En España, tanto el desempleo como la precariedad laboral son elevadísimos. A decir del propio director gerente del FMI, el desempleo alcanza ya en España cifras “catastróficas” con alrededor de 4,6 millones de desempleados y 1,3 millones de hogares con todos sus miembros en paro. En estas condiciones, facilitar (aún más) el despido es tan humanamente cruel como dañino. Los estudios muestran como estar desempleado incrementa la probabilidad de padecer enfermedades crónicas, alcoholismo, tabaquismo, depresión, trastornos de ansiedad, y de morir prematuramente (3 veces más riesgo que quienes tienen empleo), y sus efectos se agravan en colectivos como las madres solteras o familias de las clases sociales empobrecidas que no perciben prestaciones de desempleo. Una persona desempleada tiene un riesgo 3 veces mayor de padecer mala salud mental en comparación con quienes trabajan. En el colectivo de personas sin prestación por desempleo (1,5 millones), el riesgo de sufrir problemas de salud mental se multiplica por 3 entre los profesionales y nada menos que por 7 entre los obreros. Un riesgo que se reduce drásticamente cuando los desempleados están protegidos.
Por lo que hace a la precariedad laboral, la elevada cifra de contratos temporales (25%), no refleja adecuadamente una situación como la española asociada con la falta de seguridad laboral y tener un salario indigno, pero también con la ausencia de derechos (y su capacidad de ejercerlos), y la explotación y falta de participación y poder de los trabajadores en la empresa. Esas condiciones afectan a los trabajadores de manera muy desigual según cual sea la clase social, género, edad o estatus migratorio de los trabajadores. En España, estudios recientes sobre la precariedad laboral muestran como antes de la crisis alrededor de la mitad de la población asalariada era precaria, con una enorme desigualdad ya que ésta se producía en casi un 90 por ciento en las mujeres obreras, jóvenes e inmigrantes, por tan sólo en un 20 por ciento en los hombres profesionales, de más de 30 años y españoles. Además, la salud y la salud mental empeoran de forma paulatina a medida que la precariedad laboral se incrementa.
En el contexto de una crisis como la actual, donde siguen aumentando las desigualdades sociales y de salud, la nueva reforma laboral es un nuevo paso adelante que facilita el despido, debilita la negociación colectiva y empeora las condiciones laborales sin crear más ni mejores empleos.
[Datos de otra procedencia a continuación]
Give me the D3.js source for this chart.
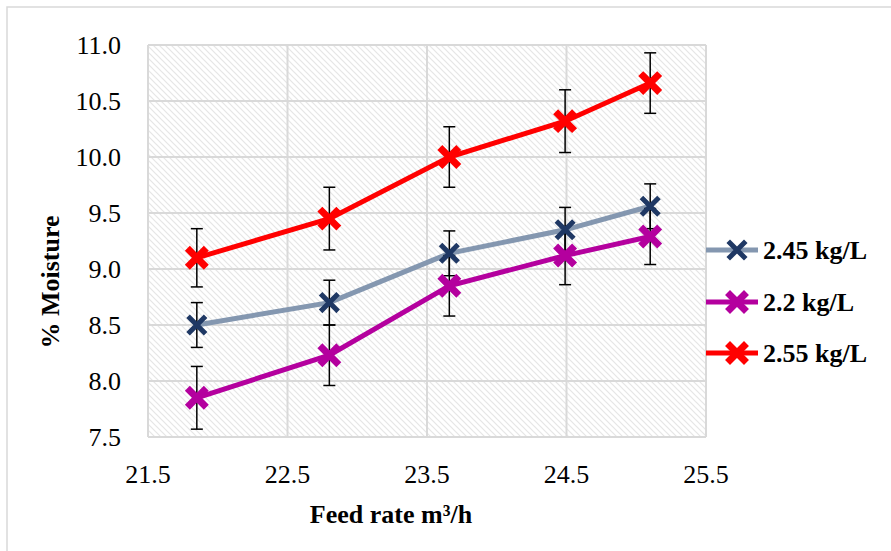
<!DOCTYPE html>
<html>
<head>
<meta charset="utf-8">
<script src="https://cdn.jsdelivr.net/npm/d3@7"></script>
<style>
  body { margin: 0; }
  svg text { font-family: 'Times New Roman', 'Liberation Serif', serif; }
</style>
</head>
<body>
<script>
// feed rate (x) for each point
const feedRates = [21.85, 22.8, 23.66, 24.49, 25.1];

const seriesNames = ['2.45 kg/L', '2.2 kg/L', '2.55 kg/L'];
const moisture245 = [8.5, 8.7, 9.14, 9.35, 9.56];
const moisture22 = [7.85, 8.23, 8.85, 9.12, 9.29];
const moisture255 = [9.1, 9.45, 10.0, 10.32, 10.66];

const err245 = [0.2, 0.2, 0.2, 0.2, 0.2];
const err22 = [0.28, 0.27, 0.27, 0.26, 0.25];
const err255 = [0.26, 0.28, 0.27, 0.28, 0.27];

const xTicks = [21.5, 22.5, 23.5, 24.5, 25.5];
const yTicks = [7.5, 8.0, 8.5, 9.0, 9.5, 10.0, 10.5, 11.0];

const series = [
  { name: seriesNames[0], values: moisture245, errs: err245, line: '#8497b0', marker: '#1f3864', mw: 5 },
  { name: seriesNames[1], values: moisture22, errs: err22, line: '#b4009e', marker: '#b4009e', mw: 7 },
  { name: seriesNames[2], values: moisture255, errs: err255, line: '#ff0000', marker: '#ff0000', mw: 7 },
];

const width = 891, height = 551;
const plot = { left: 148, right: 706, top: 45, bottom: 437 };

const svg = d3.select('body').append('svg')
  .attr('width', width)
  .attr('height', height)
  .style('display', 'block')
  .style('font-family', 'Times New Roman');

// text helper: serif font set inline on every label
function label(sel, size, bold) {
  return sel
    .style('font', `${bold ? 'bold ' : ''}${size}px "Times New Roman", "Liberation Serif", serif`)
    .attr('fill', '#000');
}

// hatch pattern for the plot area
const defs = svg.append('defs');
const pat = defs.append('pattern')
  .attr('id', 'hatch')
  .attr('patternUnits', 'userSpaceOnUse')
  .attr('width', 6)
  .attr('height', 6);
pat.append('rect').attr('width', 6).attr('height', 6).attr('fill', '#fff');
pat.append('path')
  .attr('d', 'M-1,-1 L7,7 M-4,2 L4,10 M2,-4 L10,4')
  .attr('stroke', '#e6e6e6')
  .attr('stroke-width', 1.2);

// outer chart border
svg.append('rect')
  .attr('x', 7).attr('y', 7)
  .attr('width', width).attr('height', height)
  .attr('fill', 'none')
  .attr('stroke', '#d9d9d9')
  .attr('stroke-width', 1.5);

const x = d3.scaleLinear().domain([21.5, 25.5]).range([plot.left, plot.right]);
const y = d3.scaleLinear().domain([7.5, 11]).range([plot.bottom, plot.top]);

svg.append('rect')
  .attr('x', plot.left).attr('y', plot.top)
  .attr('width', plot.right - plot.left)
  .attr('height', plot.bottom - plot.top)
  .attr('fill', 'url(#hatch)');

// gridlines
svg.append('g').selectAll('line').data(xTicks).join('line')
  .attr('x1', d => x(d)).attr('x2', d => x(d))
  .attr('y1', plot.top).attr('y2', plot.bottom)
  .attr('stroke', '#d9d9d9').attr('stroke-width', 2);

svg.append('g').selectAll('line').data(yTicks).join('line')
  .attr('x1', plot.left).attr('x2', plot.right)
  .attr('y1', d => y(d)).attr('y2', d => y(d))
  .attr('stroke', '#d9d9d9').attr('stroke-width', 2);

// tick labels
const fmt = d3.format('.1f');
label(svg.append('g').selectAll('text')
  .data(yTicks)
  .join('text')
  .attr('x', 121)
  .attr('y', d => y(d) + 9)
  .attr('text-anchor', 'end'), 26, false)
  .text(fmt);

label(svg.append('g').selectAll('text')
  .data(xTicks)
  .join('text')
  .attr('x', d => x(d))
  .attr('y', 483)
  .attr('text-anchor', 'middle'), 26, false)
  .text(fmt);

// axis titles
label(svg.append('text')
  .attr('x', 391)
  .attr('y', 523)
  .attr('text-anchor', 'middle'), 26, true)
  .text('Feed rate m³/h');

label(svg.append('text')
  .attr('transform', 'translate(59, 282) rotate(-90)')
  .attr('text-anchor', 'middle'), 26, true)
  .text('% Moisture');

function drawX(g, cx, cy, color, w) {
  const s = 7;
  g.append('path')
    .attr('d', `M${cx - s},${cy - s}L${cx + s},${cy + s}M${cx - s},${cy + s}L${cx + s},${cy - s}`)
    .attr('stroke', color)
    .attr('stroke-width', w)
    .attr('stroke-linecap', 'square')
    .attr('fill', 'none');
}

const line = d3.line().x(d => x(d[0])).y(d => y(d[1]));

// lines first, then error bars and markers
series.forEach(s => {
  const pts = feedRates.map((f, i) => [f, s.values[i]]);
  svg.append('path')
    .datum(pts)
    .attr('d', line)
    .attr('fill', 'none')
    .attr('stroke', s.line)
    .attr('stroke-width', 5);
});

series.forEach(s => {
  const g = svg.append('g');
  feedRates.forEach((f, i) => {
    const cx = x(f);
    const top = y(s.values[i] + s.errs[i]);
    const bot = y(s.values[i] - s.errs[i]);
    g.append('line').attr('x1', cx).attr('x2', cx).attr('y1', top).attr('y2', bot)
      .attr('stroke', '#000').attr('stroke-width', 1.5);
    [top, bot].forEach(v => {
      g.append('line').attr('x1', cx - 6).attr('x2', cx + 6).attr('y1', v).attr('y2', v)
        .attr('stroke', '#000').attr('stroke-width', 1.5);
    });
  });
});

series.forEach(s => {
  const g = svg.append('g');
  feedRates.forEach((f, i) => drawX(g, x(f), y(s.values[i]), s.marker, s.mw));
});

// legend
const legendY = [250, 302, 353];
series.forEach((s, i) => {
  const ly = legendY[i];
  const g = svg.append('g');
  g.append('line')
    .attr('x1', 706).attr('x2', 758).attr('y1', ly).attr('y2', ly)
    .attr('stroke', s.line).attr('stroke-width', 5);
  drawX(g, 737, ly, s.marker, s.mw);
  label(g.append('text')
    .attr('x', 763).attr('y', ly + 9), 26, true)
    .text(s.name);
});
</script>
</body>
</html>
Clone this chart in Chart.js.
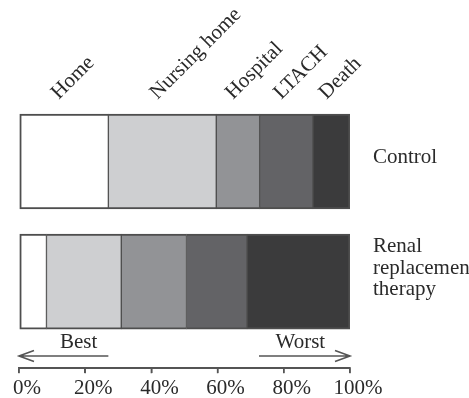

Los países con mejores condiciones de empleo y menor desigualdad son también aquellos donde los trabajadores, sindicatos y movimientos sociales tienen más fuerza. Los paros, las huelgas y otras formas de protesta, además de un derecho y un instrumento eficaz para mejorar las condiciones laborales, sirven también para que no aumente la desigualdad y empeore la calidad de vida de trabajadoras y trabajadores. Nuestra salud también está en juego.
Joan Benach, Francesc Belvis, María Buxó, Lluís Camprubí, Carlos Delclós, Juan Carlos Martín, José Miguel Martínez, Carles Muntaner, Laia Olivé, Vanessa Puig, Gemma Tarafa, Christophe Vanroelen, Montserrat Vergara y Alejandra Vives (Grupo de Investigación en Desigualdades en Salud GREDS-EMCONET, Universitat Pompeu Fabra).